In a statement issued on Thursday she said, “Right after Governor Arnold I. Palacios was inaugurated, my first words to him were that his success is the CNMI’s success, and I was going to … in any way I can … help him succeed.”
According to the former Commonwealth Ports Authority board chair, one of their first official discussions with the Palacios-Apatang administration in late January 2023 was the new airport rates.
CPA has a federal mandate to be self-sustainable, and the new rate methodology ensures that CPA can pay for its personnel and operations, she said.
“CPA also knew that absent a subsidy, these new rates will make it cost prohibitive to fly to the CNMI and that is why on April 17, 2023, CPA sent a letter to U.S. Department of Transportation Secretary Pete Buttigieg requesting for additional supplemental operational funds in the amount of 30 million dollars and explained to him the cascading impact these new rates will have on CPA and the CNMI’s economy if we did not get any assistance in the absence of more tourists,” King-Hinds added.
“I wrote a letter to Governor Palacios and spoke to him numerous times begging for him to support CPA’s request and even drafted a letter on his behalf, but he never signed off on it and never supported the request,” King-Hinds said.

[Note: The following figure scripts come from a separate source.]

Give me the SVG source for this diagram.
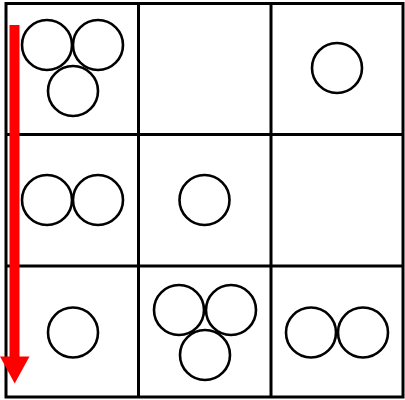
<svg xmlns="http://www.w3.org/2000/svg" width="405" height="400" viewBox="0 0 405 400">
<style>
.g{fill:none;stroke:#000;stroke-width:3}
.c{fill:#fff;stroke:#000;stroke-width:2.6}
</style>
<rect width="405" height="400" fill="#fff"/>
<g id="grid" class="g">
<rect x="6" y="3.5" width="397" height="393.5"/>
<line x1="138.5" y1="3.5" x2="138.5" y2="397"/>
<line x1="271" y1="3.5" x2="271" y2="397"/>
<line x1="6" y1="134.5" x2="403" y2="134.5"/>
<line x1="6" y1="266" x2="403" y2="266"/>
</g>
<g id="cell-1-1">
<circle class="c" cx="47" cy="45" r="25"/>
<circle class="c" cx="98" cy="45" r="25"/>
<circle class="c" cx="73" cy="91" r="25"/>
</g>
<g id="cell-1-3"><circle class="c" cx="337" cy="68" r="25"/></g>
<g id="cell-2-1">
<circle class="c" cx="47" cy="200" r="25"/>
<circle class="c" cx="98" cy="200" r="25"/>
</g>
<g id="cell-2-2"><circle class="c" cx="204.5" cy="200" r="25"/></g>
<g id="cell-3-1"><circle class="c" cx="73" cy="332.5" r="25"/></g>
<g id="cell-3-2">
<circle class="c" cx="179" cy="310" r="25"/>
<circle class="c" cx="231" cy="310" r="25"/>
<circle class="c" cx="205" cy="355" r="25"/>
</g>
<g id="cell-3-3">
<circle class="c" cx="311" cy="332.5" r="25"/>
<circle class="c" cx="363" cy="332.5" r="25"/>
</g>
<g id="connectors">
<rect x="9.5" y="25" width="10" height="333" fill="#f00"/>
<polygon points="0,356.5 29.5,356.5 14.7,383.5" fill="#f00"/>
</g>
</svg>
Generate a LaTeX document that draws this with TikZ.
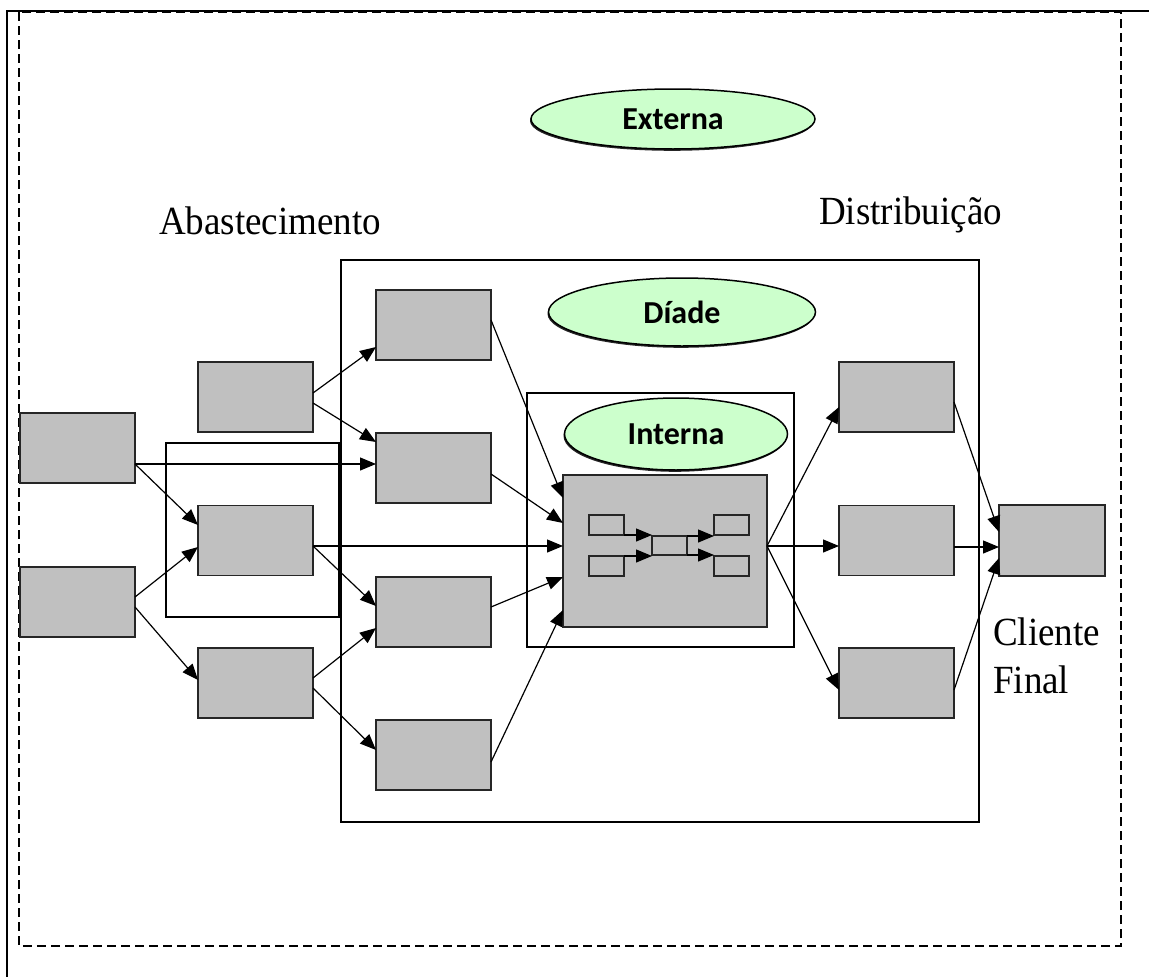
\documentclass[tikz,border=0pt]{standalone}
\usepackage{fontspec}
\setmainfont{Liberation Serif}
\newfontfamily\calib{Carlito}
\usetikzlibrary{arrows.meta,shadows,shapes.geometric,calc}
\definecolor{boxgray}{HTML}{C0C0C0}
\definecolor{ovalgreen}{HTML}{CCFFCC}
\newcommand{\tallerText}[1]{\scalebox{1}[1.08]{#1}}
\begin{document}
\begin{tikzpicture}[x=1pt,y=-1pt,
  box/.style={draw=black!85, line width=1.4pt, fill=boxgray, minimum width=115pt, minimum height=70pt, inner sep=0pt, outer sep=0pt},
  sbox/.style={draw=black!85, line width=1.2pt, fill=boxgray, minimum width=35pt, minimum height=20pt, inner sep=0pt, outer sep=0pt},
  frame/.style={draw=black, line width=1.2pt},
  oval/.style={ellipse, draw=black, line width=1.5pt, fill=ovalgreen, inner sep=0pt,
    font=\calib\bfseries\fontsize{32}{34}\selectfont,
    drop shadow={shadow xshift=-1pt, shadow yshift=-1.8pt, fill=black, opacity=0.85}},
  arr/.style={-{Triangle[length=16pt,width=13pt]}, line width=1.2pt},
  lbl/.style={font=\fontsize{37}{40}\selectfont, inner sep=0pt, anchor=base west}]
\useasboundingbox (0,0) rectangle (1149,977);
% outer borders
\draw[line width=2.5pt] (7,977) -- (7,11) -- (1149,11);
\draw[line width=1.8pt, dash pattern=on 9pt off 5pt] (19,12) rectangle (1121,946);
% frames
\draw[frame] (341,260) rectangle (979,822);
\draw[frame] (527,393) rectangle (794,647);
\draw[frame] (166,443) rectangle (339,617);
% labels
\node[lbl] (abast) at (159,234) {\tallerText{Abastecimento}};
\node[lbl] (distr) at (819,224) {\tallerText{Distribuição}};
\node[lbl] (cli) at (993,645) {\tallerText{Cliente}};
\node[lbl] (fin) at (993,693) {\tallerText{Final}};
% ellipses
\node[oval, minimum width=284pt, minimum height=60pt] (ext) at (673,119) {Externa};
\node[oval, minimum width=267pt, minimum height=68pt] (dia) at (682,312) {Díade};
\node[oval, minimum width=223pt, minimum height=72pt] (int) at (676,434) {Interna};
% boxes
\node[box] (A1) at (77.5,448) {};
\node[box] (A2) at (77.5,602) {};
\node[box] (B1) at (255.5,397) {};
\node[box] (B2) at (255.5,540.5) {};
\node[box] (B3) at (255.5,683) {};
\node[box] (C1) at (433.5,325) {};
\node[box] (C2) at (433.5,468) {};
\node[box] (C3) at (433.5,612) {};
\node[box] (C4) at (433.5,755) {};
\node[box] (D1) at (896.5,397) {};
\node[box] (D2) at (896.5,540.5) {};
\node[box] (D3) at (896.5,683) {};
\node[box, minimum width=106pt, minimum height=71pt] (E) at (1052,540.5) {};
\node[box, minimum width=204pt, minimum height=152pt] (X) at (665,551) {};
% inner small boxes
\node[sbox] (l1) at (606.5,525) {};
\node[sbox] (l2) at (606.5,566) {};
\node[sbox, minimum height=19pt] (m) at (669.5,545.5) {};
\node[sbox] (r1) at (731.5,525) {};
\node[sbox] (r2) at (731.5,566) {};
\draw[arr] (l1.south east) -- (l1.south east -| m.west);
\draw[arr] (l2.north east) -- (l2.north east -| m.west);
\draw[arr] (m.north east) -- (m.north east -| r1.west);
\draw[arr] (m.south east) -- (m.south east -| r2.west);
% connectors
\draw[arr] ([yshift=4pt]B1.east) -- ([yshift=-22pt]C1.west);
\draw[arr] ([yshift=-6pt]B1.east) -- ([yshift=26pt]C2.west);
\draw[arr] ([yshift=-16pt]A1.east) -- ([yshift=4pt]C2.west);
\draw[arr] ([yshift=-16pt]A1.east) -- ([yshift=15.5pt]B2.west);
\draw[arr] ([yshift=5pt]A2.east) -- ([yshift=-6.5pt]B2.west);
\draw[arr] ([yshift=-5pt]A2.east) -- ([yshift=3pt]B3.west);
\draw[arr] ([yshift=-5.5pt]B2.east) -- ([yshift=5pt]X.west);
\draw[arr] ([yshift=-5.5pt]B2.east) -- ([yshift=6pt]C3.west);
\draw[arr] ([yshift=5pt]B3.east) -- ([yshift=-16pt]C3.west);
\draw[arr] ([yshift=-5pt]B3.east) -- ([yshift=5pt]C4.west);
\draw[arr] ([yshift=5pt]C1.east) -- ([yshift=53pt]X.west);
\draw[arr] ([yshift=-6pt]C2.east) -- ([yshift=28pt]X.west);
\draw[arr] ([yshift=5pt]C3.east) -- ([yshift=-26pt]X.west);
\draw[arr] ([yshift=-7pt]C4.east) -- ([yshift=-59pt]X.west);
\draw[arr] ([yshift=5pt]X.east) -- ([yshift=-10pt]D1.west);
\draw[arr] ([yshift=5pt]X.east) -- ([yshift=-5.5pt]D2.west);
\draw[arr] ([yshift=5pt]X.east) -- ([yshift=-7pt]D3.west);
\draw[arr] ([yshift=-5pt]D1.east) -- ([yshift=8.5pt]E.west);
\draw[arr] ([yshift=-6.5pt]D2.east) -- ([yshift=-6.5pt]E.west);
\draw[arr] ([yshift=-7pt]D3.east) -- ([yshift=-17.5pt]E.west);
\end{tikzpicture}
\end{document}
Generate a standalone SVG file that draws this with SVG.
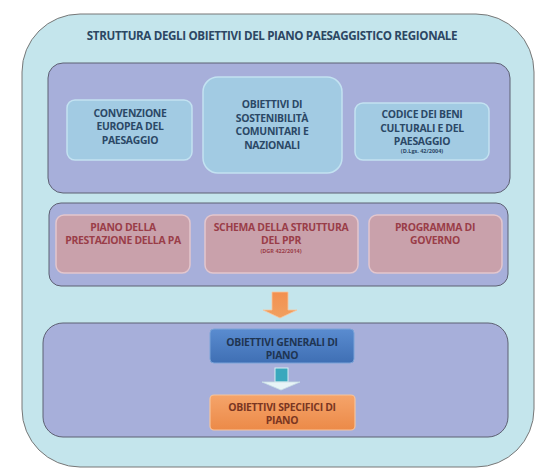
<svg xmlns="http://www.w3.org/2000/svg" width="540" height="471" viewBox="0 0 540 471">
<defs>
<linearGradient id="gBlue" x1="0" y1="0" x2="0" y2="1"><stop offset="0" stop-color="#5a8cd0"/><stop offset="1" stop-color="#3f6fb4"/></linearGradient>
<linearGradient id="gOrange" x1="0" y1="0" x2="0" y2="1"><stop offset="0" stop-color="#f5a46a"/><stop offset="1" stop-color="#ec8a48"/></linearGradient>
<linearGradient id="gArrowO" x1="0" y1="0" x2="0" y2="1"><stop offset="0" stop-color="#f39050"/><stop offset="1" stop-color="#f0a060"/></linearGradient>
</defs>
<style>
.t{font-family:"Open Sans","Noto Sans","Liberation Sans",sans-serif;font-weight:700;text-anchor:middle}
.title{font-size:11.6px;fill:#2c4763;letter-spacing:-0.35px}
.bt{font-size:10.4px;fill:#2b4866;letter-spacing:-0.3px}
.rt{font-size:10.4px;fill:#9a3d48;letter-spacing:-0.3px}
.sm{font-size:5.5px;letter-spacing:0}
.panel{fill:#a7afda;stroke:#5d6072;stroke-width:1}
.lb{fill:#a2cbe3;stroke:#c3e2f1;stroke-width:1.5}
.pk{fill:#c9a1ab;stroke:#e3c6cd;stroke-width:1.5}
</style>
<g id="outer">
<rect x="22" y="14" width="512" height="453" rx="58" ry="58" fill="#c4e5ec" stroke="#777" stroke-width="1"/>
<text class="t title" x="272" y="40">STRUTTURA DEGLI OBIETTIVI DEL PIANO PAESAGGISTICO REGIONALE</text>
</g>
<g id="panel1"><rect class="panel" x="48" y="63" width="462" height="130" rx="15"/></g>
<g id="panel2"><rect class="panel" x="49" y="203" width="459" height="83" rx="12"/></g>
<g id="panel3"><rect class="panel" x="43" y="323" width="465" height="114" rx="20"/></g>

<g id="convenzione">
<rect class="lb" x="67" y="100" width="125" height="60" rx="8"/>
<text class="t bt" x="130" y="117">CONVENZIONE</text>
<text class="t bt" x="130" y="130">EUROPEA DEL</text>
<text class="t bt" x="130" y="144">PAESAGGIO</text>
</g>
<g id="sostenibilita">
<rect class="lb" x="203" y="77" width="139" height="96" rx="15"/>
<text class="t bt" x="272" y="108">OBIETTIVI DI</text>
<text class="t bt" x="272" y="122">SOSTENIBILITÀ</text>
<text class="t bt" x="272" y="135">COMUNITARI E</text>
<text class="t bt" x="272" y="149">NAZIONALI</text>
</g>
<g id="codice">
<rect class="lb" x="355" y="103" width="134" height="57" rx="8"/>
<text class="t bt" x="422" y="118">CODICE DEI BENI</text>
<text class="t bt" x="422" y="132">CULTURALI E DEL</text>
<text class="t bt" x="422" y="145">PAESAGGIO</text>
<text class="t bt sm" x="422" y="153">(D.Lgs. 42/2004)</text>
</g>

<g id="piano-prestazione">
<rect class="pk" x="56" y="215" width="134" height="58" rx="8"/>
<text class="t rt" x="123" y="231">PIANO DELLA</text>
<text class="t rt" x="123" y="244">PRESTAZIONE DELLA PA</text>
</g>
<g id="schema">
<rect class="pk" x="205" y="215" width="153" height="58" rx="8"/>
<text class="t rt" x="281" y="231">SCHEMA DELLA STRUTTURA</text>
<text class="t rt" x="281" y="244">DEL PPR</text>
<text class="t rt sm" x="281" y="253">(DGR 422/2014)</text>
</g>
<g id="programma">
<rect class="pk" x="369" y="215" width="133" height="58" rx="8"/>
<text class="t rt" x="435" y="231">PROGRAMMA DI</text>
<text class="t rt" x="435" y="244">GOVERNO</text>
</g>

<g id="connectors">
<polygon points="272,292 288,292 288,310 297,310 280,318 263,310 272,310" fill="url(#gArrowO)" stroke="#f7c7a0" stroke-width="0.8"/>
<rect x="275" y="368" width="13" height="14" fill="#3aa8bd" stroke="#d8eef2" stroke-width="1"/>
<polygon points="262,382 300,382 281,390" fill="#e8f4f7" stroke="#c8dfe6" stroke-width="0.8"/>
</g>

<g id="obiettivi-generali">
<rect x="210" y="329" width="144" height="34" rx="4" fill="url(#gBlue)" stroke="#7aa3d8" stroke-width="1"/>
<text class="t bt" x="282" y="346" style="fill:#1f3552">OBIETTIVI GENERALI DI</text>
<text class="t bt" x="282" y="359" style="fill:#1f3552">PIANO</text>
</g>
<g id="obiettivi-specifici">
<rect x="210" y="395" width="145" height="35" rx="4" fill="url(#gOrange)" stroke="#f6c49c" stroke-width="1.2"/>
<text class="t bt" x="282" y="411" style="fill:#7a3622">OBIETTIVI SPECIFICI DI</text>
<text class="t bt" x="282" y="424" style="fill:#7a3622">PIANO</text>
</g>
</svg>
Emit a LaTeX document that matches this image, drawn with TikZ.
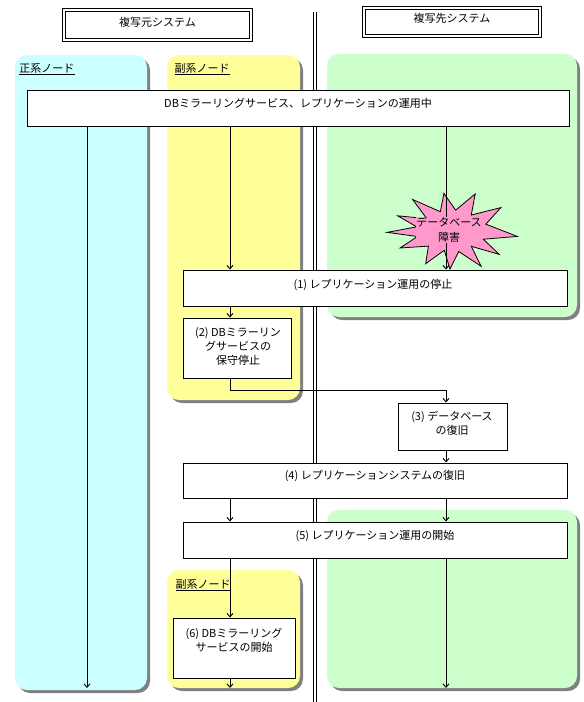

“The fact is, we need more tourists … and our Governor [Palacios] is not willing to lift a finger to pursue all markets. He was asked to apply for the Annex VI exemption, and he refused. Because CPA needs more tourists … to bring down the rates, it pursued the exemption on its own,” she said.
The Saipan Chamber of Commerce and the Hotel Association of the NMI have also been urging the governor and the current CPA officials to apply for the reinstatement of the Annex VI provision of the U.S.-China Air Transport Agreement of July 9, 2007, which exempts the CNMI from the flight frequency limitations between the U.S. and China.
U.S. Congressman Gregorio Kilili Camacho Sablan and Senate President Edith Deleon Guerrero have made similar requests to the U.S. Department of Transportation.
Without Annex VI, chamber members said the implementation of the CNMI Economic Vitality & Security Travel Authorization Program or EVS-TAP in October 2024 will be useless.
EVS-TAP will allow pre-screened Chinese nationals to travel to the CNMI visa-free for up to 14 days. Chinese visitors must fill out an electronic version of Form I-736 under EVS-TAP and submit it online to Customs and Border Protection at least five days in advance of their arrival to the CNMI.
King-Hinds said Palacios can continue to blame her personally as former CPA chair for raising the airport rates, “and his surrogates can continue to personally attack me, but at the end of the day I’ve done everything within my power and authority to answer the call for help from our business community.”
“The decisions that CPA has made under my tenure as CPA chair, have been data- and business-driven with input from subject-matter experts in the industry in compliance with federal requirements,” King-Hinds added.
“Governor Palacios can’t say that he doesn’t know or that it wasn’t foreseeable that all of this was going to happen because I’ve met and spoken to him several times personally. I have been on the news and have written letters to the federal government about this issue. I went as far as attempted to coordinate a door-knocking trip to Washington, D.C. with him, the Governor of Guam, Guam [International] Airport Authority, Department of Defense and the Saipan Chamber of Commerce while I was the CPA chair, but he refused.
“At this point, the path to total economic collapse is his choice,” King-Hinds said.